Directive >> Find the lines holding the word "that" and collect them.

Entries with chart source code

- - -

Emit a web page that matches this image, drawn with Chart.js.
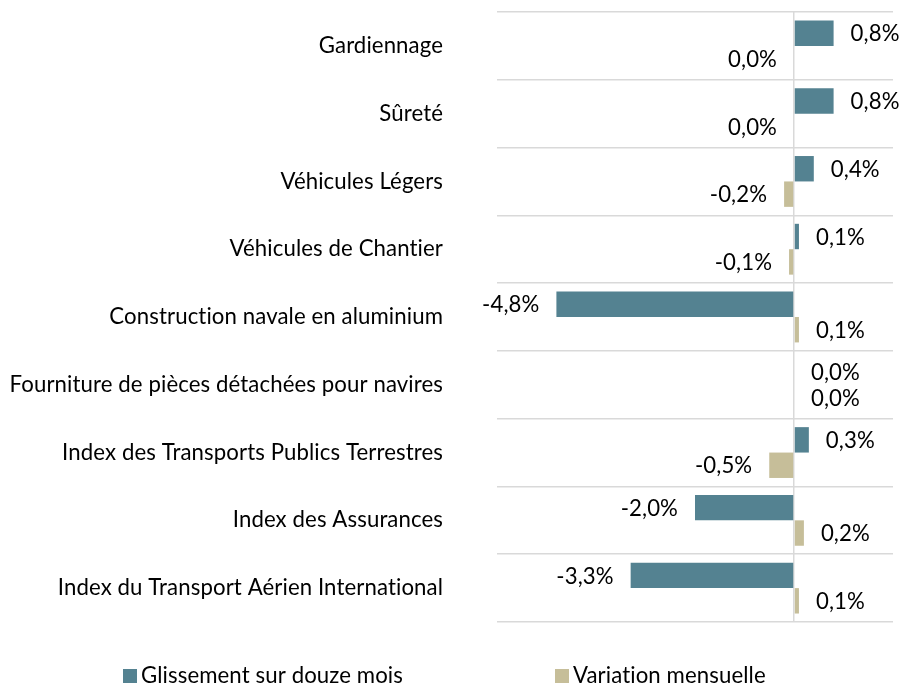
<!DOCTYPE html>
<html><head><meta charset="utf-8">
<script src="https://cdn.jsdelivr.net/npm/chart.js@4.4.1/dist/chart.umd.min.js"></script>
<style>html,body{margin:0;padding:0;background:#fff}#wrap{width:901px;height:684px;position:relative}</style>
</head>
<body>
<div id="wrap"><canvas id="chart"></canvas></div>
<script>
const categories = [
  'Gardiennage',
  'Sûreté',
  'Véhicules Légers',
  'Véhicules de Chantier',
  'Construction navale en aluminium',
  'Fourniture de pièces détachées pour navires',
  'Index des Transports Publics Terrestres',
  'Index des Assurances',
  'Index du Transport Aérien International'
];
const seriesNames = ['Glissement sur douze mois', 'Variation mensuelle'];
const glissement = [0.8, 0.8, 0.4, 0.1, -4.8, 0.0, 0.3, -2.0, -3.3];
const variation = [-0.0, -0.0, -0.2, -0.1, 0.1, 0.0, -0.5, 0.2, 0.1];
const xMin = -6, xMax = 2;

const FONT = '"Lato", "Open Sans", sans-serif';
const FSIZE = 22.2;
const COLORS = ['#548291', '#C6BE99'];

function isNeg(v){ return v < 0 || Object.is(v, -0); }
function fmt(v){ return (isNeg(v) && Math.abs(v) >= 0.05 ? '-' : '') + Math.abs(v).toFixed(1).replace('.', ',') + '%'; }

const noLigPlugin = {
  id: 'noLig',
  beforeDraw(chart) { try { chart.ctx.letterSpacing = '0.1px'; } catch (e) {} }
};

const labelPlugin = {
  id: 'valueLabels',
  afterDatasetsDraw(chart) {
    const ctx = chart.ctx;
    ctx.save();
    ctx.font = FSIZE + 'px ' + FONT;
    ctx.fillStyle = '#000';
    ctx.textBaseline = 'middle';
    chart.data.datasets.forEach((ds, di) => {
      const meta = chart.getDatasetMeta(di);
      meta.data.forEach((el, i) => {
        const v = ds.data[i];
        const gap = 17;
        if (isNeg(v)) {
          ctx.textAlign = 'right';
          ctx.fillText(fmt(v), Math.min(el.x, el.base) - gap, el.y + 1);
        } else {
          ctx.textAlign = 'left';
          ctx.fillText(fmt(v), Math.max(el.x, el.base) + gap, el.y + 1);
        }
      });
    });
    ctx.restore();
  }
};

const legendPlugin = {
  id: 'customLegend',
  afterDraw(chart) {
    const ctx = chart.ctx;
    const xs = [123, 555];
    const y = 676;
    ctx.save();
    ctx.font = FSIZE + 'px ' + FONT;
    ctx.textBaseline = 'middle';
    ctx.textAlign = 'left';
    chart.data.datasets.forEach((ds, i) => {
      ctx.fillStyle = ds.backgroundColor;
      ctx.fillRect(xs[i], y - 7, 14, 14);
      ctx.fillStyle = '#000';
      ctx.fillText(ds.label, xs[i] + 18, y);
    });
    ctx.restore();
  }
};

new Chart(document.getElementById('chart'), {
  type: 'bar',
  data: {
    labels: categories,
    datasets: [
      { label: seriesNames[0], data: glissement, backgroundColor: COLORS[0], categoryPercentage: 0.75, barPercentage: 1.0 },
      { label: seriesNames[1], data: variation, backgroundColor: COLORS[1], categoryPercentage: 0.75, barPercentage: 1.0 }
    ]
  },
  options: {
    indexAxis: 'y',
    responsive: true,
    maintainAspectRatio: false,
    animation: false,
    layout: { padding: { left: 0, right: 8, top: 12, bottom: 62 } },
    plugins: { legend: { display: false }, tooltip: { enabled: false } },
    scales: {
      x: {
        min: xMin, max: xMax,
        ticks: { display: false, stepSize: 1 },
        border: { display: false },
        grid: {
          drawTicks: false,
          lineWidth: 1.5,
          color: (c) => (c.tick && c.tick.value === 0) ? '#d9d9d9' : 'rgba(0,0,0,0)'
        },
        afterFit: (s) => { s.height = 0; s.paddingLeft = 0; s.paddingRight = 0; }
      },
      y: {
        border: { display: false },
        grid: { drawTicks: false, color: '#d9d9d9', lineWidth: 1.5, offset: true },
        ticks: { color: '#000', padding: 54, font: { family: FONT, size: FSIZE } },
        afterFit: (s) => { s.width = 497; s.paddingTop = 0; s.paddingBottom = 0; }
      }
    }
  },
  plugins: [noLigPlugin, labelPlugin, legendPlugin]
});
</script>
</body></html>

- - -

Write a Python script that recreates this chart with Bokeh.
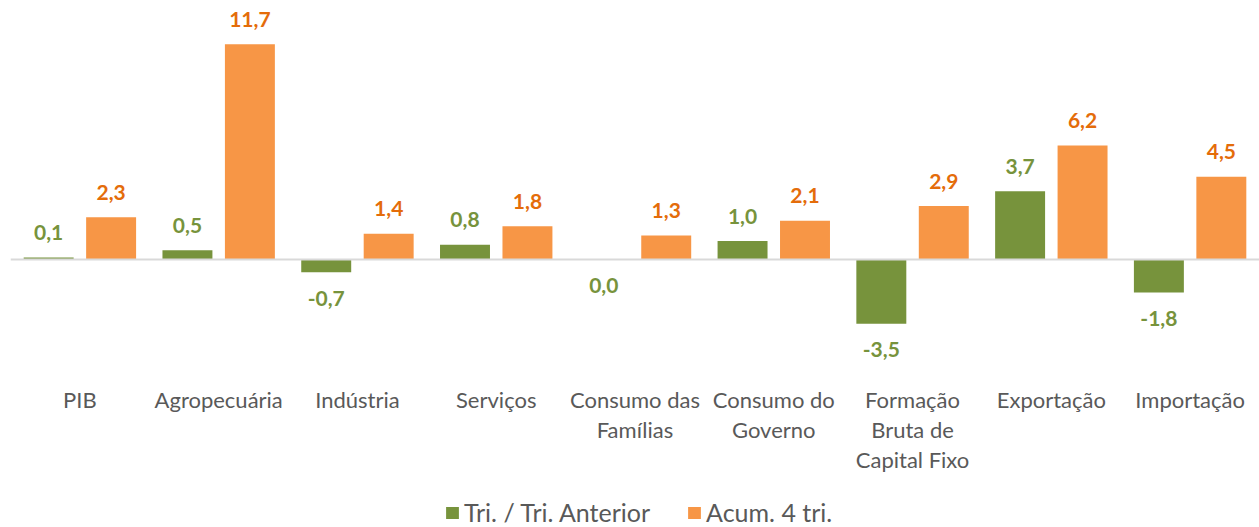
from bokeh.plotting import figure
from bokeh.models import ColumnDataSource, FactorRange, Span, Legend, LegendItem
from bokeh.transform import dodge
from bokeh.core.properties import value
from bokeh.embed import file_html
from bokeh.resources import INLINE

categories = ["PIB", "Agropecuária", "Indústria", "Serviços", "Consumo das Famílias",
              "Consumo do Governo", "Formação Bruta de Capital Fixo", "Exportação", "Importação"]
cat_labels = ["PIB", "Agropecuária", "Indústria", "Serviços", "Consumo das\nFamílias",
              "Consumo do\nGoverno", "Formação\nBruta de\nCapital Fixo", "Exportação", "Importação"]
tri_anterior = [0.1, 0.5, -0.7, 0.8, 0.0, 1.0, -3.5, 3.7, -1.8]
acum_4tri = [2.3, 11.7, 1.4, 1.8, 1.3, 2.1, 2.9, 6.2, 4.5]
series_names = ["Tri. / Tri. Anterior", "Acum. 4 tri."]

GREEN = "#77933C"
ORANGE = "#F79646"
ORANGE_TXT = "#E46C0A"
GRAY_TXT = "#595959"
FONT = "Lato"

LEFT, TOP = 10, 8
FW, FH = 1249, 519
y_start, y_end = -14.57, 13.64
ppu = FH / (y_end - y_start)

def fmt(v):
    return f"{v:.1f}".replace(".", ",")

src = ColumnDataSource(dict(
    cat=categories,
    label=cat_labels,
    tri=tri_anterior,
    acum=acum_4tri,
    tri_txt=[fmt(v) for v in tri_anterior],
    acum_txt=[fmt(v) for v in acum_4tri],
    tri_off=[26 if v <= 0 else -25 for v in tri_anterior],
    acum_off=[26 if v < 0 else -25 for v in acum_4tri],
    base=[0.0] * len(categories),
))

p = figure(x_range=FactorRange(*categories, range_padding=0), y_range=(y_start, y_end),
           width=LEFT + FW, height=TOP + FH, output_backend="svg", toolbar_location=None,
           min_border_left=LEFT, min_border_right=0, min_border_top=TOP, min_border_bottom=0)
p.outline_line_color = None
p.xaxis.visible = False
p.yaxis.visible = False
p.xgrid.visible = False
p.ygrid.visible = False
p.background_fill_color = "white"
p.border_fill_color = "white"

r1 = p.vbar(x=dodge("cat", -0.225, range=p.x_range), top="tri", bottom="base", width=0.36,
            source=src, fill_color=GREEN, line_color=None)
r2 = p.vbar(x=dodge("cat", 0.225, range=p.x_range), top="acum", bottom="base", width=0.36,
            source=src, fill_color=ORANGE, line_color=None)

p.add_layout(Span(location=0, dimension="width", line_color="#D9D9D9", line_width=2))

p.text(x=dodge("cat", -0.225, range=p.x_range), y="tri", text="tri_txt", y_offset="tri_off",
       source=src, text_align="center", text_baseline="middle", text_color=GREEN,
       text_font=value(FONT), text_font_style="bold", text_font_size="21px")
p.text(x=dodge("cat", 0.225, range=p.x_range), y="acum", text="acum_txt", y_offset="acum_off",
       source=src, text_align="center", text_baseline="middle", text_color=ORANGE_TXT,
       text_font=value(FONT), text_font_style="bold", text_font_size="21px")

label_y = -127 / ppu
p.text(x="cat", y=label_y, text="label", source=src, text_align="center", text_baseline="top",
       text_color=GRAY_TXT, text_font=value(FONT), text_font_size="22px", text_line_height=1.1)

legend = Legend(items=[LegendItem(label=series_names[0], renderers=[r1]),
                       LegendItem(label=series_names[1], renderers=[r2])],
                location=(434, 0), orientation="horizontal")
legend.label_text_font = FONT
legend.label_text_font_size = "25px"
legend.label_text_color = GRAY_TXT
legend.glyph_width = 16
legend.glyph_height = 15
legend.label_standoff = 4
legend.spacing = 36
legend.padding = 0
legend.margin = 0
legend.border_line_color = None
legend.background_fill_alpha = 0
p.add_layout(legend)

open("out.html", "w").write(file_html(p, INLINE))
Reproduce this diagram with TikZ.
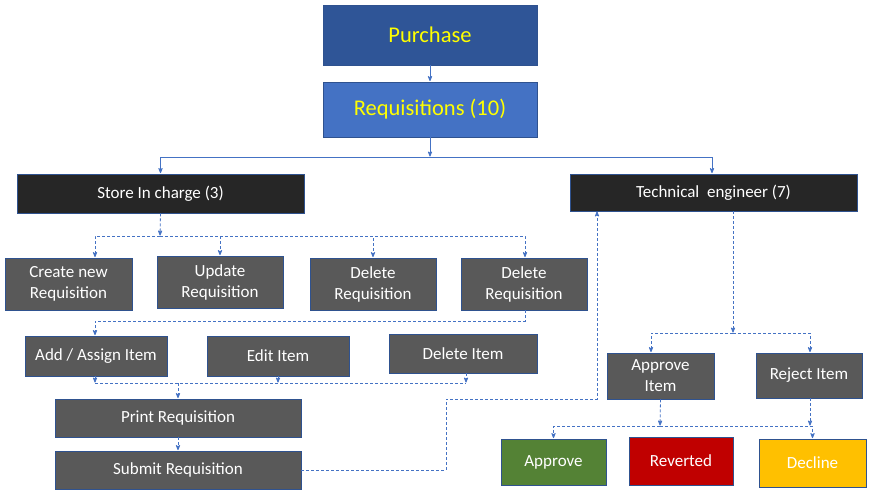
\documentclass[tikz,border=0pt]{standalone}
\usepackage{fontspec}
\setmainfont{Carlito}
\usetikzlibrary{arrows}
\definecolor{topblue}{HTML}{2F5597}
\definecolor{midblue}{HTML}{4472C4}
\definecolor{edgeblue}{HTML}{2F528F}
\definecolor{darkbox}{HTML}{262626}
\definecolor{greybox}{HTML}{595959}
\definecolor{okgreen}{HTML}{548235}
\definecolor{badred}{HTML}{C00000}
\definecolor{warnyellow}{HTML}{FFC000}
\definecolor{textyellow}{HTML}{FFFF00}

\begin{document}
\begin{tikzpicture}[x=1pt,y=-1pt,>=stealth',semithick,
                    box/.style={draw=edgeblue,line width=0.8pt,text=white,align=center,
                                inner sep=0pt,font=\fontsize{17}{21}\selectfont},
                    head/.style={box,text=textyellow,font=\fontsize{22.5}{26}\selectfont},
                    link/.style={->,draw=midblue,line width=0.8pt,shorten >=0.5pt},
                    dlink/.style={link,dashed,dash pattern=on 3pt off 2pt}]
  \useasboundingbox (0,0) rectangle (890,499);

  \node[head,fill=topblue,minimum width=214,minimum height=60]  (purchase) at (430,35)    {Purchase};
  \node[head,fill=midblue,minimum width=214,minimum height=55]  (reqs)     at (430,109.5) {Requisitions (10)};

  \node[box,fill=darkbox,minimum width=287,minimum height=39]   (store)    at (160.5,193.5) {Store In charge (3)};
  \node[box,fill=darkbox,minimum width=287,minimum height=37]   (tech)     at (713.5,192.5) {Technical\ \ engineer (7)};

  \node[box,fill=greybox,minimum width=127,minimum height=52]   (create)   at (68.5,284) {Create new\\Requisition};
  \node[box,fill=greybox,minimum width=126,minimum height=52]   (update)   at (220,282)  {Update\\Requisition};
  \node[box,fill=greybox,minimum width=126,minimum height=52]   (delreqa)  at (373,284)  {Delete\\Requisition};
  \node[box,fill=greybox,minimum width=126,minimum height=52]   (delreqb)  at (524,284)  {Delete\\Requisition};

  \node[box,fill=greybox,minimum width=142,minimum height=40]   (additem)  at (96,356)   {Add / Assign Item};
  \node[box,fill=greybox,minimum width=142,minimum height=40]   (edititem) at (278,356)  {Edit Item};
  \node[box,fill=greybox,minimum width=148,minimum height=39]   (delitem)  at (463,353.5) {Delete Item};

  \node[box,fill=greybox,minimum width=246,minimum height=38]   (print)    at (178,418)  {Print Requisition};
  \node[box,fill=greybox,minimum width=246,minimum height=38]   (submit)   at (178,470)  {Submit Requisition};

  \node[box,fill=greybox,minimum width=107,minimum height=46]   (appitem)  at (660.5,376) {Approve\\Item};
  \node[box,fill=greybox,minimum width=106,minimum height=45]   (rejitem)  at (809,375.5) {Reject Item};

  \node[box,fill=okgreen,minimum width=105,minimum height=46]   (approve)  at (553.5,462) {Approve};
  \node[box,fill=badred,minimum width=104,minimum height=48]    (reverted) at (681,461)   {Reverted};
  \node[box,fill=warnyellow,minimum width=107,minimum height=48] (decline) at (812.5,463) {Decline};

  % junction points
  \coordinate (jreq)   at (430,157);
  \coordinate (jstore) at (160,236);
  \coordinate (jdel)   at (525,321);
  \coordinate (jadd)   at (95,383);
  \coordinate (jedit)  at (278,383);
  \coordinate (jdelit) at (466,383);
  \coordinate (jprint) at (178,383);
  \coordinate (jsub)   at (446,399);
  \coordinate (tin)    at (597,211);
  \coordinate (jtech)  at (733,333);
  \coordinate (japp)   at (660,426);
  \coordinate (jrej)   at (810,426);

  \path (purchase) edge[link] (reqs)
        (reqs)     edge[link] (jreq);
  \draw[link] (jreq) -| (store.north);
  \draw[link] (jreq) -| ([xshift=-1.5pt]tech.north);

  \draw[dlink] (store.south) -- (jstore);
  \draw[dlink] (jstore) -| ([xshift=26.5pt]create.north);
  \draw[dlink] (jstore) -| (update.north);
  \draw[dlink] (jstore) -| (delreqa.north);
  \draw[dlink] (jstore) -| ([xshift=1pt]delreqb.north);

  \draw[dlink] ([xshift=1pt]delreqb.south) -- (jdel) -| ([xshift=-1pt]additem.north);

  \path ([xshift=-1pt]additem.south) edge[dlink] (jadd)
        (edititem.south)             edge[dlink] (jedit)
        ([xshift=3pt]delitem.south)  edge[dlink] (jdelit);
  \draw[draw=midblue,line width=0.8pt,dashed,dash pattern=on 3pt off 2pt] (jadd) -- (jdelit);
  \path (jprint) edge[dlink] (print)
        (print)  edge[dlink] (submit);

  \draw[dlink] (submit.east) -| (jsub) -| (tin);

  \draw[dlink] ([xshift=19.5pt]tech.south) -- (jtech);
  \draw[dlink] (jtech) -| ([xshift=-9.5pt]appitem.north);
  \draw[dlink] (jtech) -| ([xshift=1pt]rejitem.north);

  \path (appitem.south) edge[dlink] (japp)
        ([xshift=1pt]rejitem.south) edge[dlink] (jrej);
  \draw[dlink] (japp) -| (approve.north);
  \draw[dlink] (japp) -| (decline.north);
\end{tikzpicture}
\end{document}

- - -

Response to the task >>
Emit a web page that matches this image, drawn with Chart.js.
Write a Python script that recreates this chart with Bokeh.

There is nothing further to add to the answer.